На самом же деле ты должен хорошо заботиться о теле, кормить, поить и тренировать его, ни в коем случае не пренебрегая его здоровьем. Вон посмотри, какой сам Данг здоровенный. Никто не скажет, что он плохо заботится о своем теле.
– Совершенно верно, уважаемый мастер Ван, – подхватил Данг. – Я рассматриваю тело как редчайшую драгоценность, данную мне Богом, ибо без тела как смогу я идти по духовному пути? Как смогу практиковать, не имея надлежащей физической крепости? Как может тот, кто не заботится о теле, не прикладывает усилий
Еще я стараюсь сохранять внутреннее молчание, которое позволяет уму очиститься. Тогда он перестает думать о себе, как о теле, отказывается от эгоистичной привязанности ко всем своим фантазиям и становится спокойным.
– Так, так, так, – пробормотал прадед. – Молодец, Данг, такую большую и серьезную проповедь закатил. Ты так красиво говоришь, что вполне можешь вскоре стать настоятелем какого-нибудь храма. Похоже, ты обучишь моего оболтуса не только путешествовать. Может, даже мозги ему вправишь, мне потом с ним легче будет. Только прошу тебя, говори с ним попроще, он таких высокопарных слов не понимает. Так с ним разговаривать – только время тратить, я и то не все понял, – ухмыльнулся прадед. – Ну ладно, – прервал он сам себя, – я ухожу, а вы собирайтесь, вам же завтра с утра в путь.
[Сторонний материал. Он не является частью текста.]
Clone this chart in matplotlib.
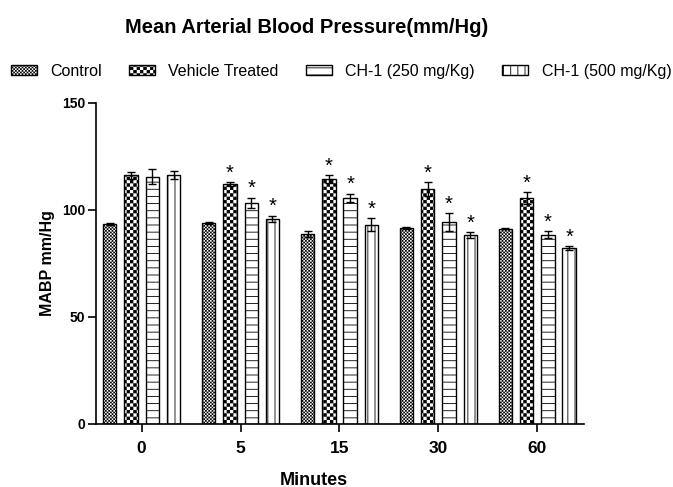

«Туризм! Зачем быть туристом? На протяжении множества жизней вы были постоянным туристом, но все еще не удовлетворены».
Второй кусок парчи
Как правильно просыпаться, или Какая такая любовь?
«Любовь – это Бог, а Бог – это любовь. Любовь полна самой Собой, и она не испытывает никакой необходимости желать или ожидать чего-либо».
Вышли мы ранним утром, еще до того, как все встали. Видимо, прадед приказал, чтобы нас никто не провожал, – только дед, отец и он сам. Все было обставлено очень сухо, я бы сказал, по-деловому: встал, умылся, поел, накинул на плечи мешок – и в путь. Никто со мной особенно не прощался. Ну вышел человек по делам, месяца через три вернется…
Шаг монаха был таким плавным, что со стороны казалось, будто он шел, совершенно не спеша. Но угнаться за ним оказалось совсем не так просто. Часа через два я успел прилично устать, а Данг все шел и шел, тихо напевая себе под нос какую-то мантру и перебирая четки.
А у меня в голове все время крутилась одна и та же мысль: от такой ходьбы я скоро так захочу есть, что всех наших запасов мне хватит на один хороший обед. Ну может, что-нибудь еще на ужин останется. Хотя чем больше мы шли, тем больше мне казалось, что на ужин точно ничего не останется.
За все время пути Данг так ни разу и не открыл рот. Вся его учтивость и разговорчивость, видимо, предназначались только для тех случаев, когда не говорить было нельзя. В пути же он просто шел: ни лишнего слова, ни лишнего взгляда, ни лишнего движения. Видя, что умной (да хоть какой-то) беседы от него не дождешься, я решил сам осведомиться по поводу обеда.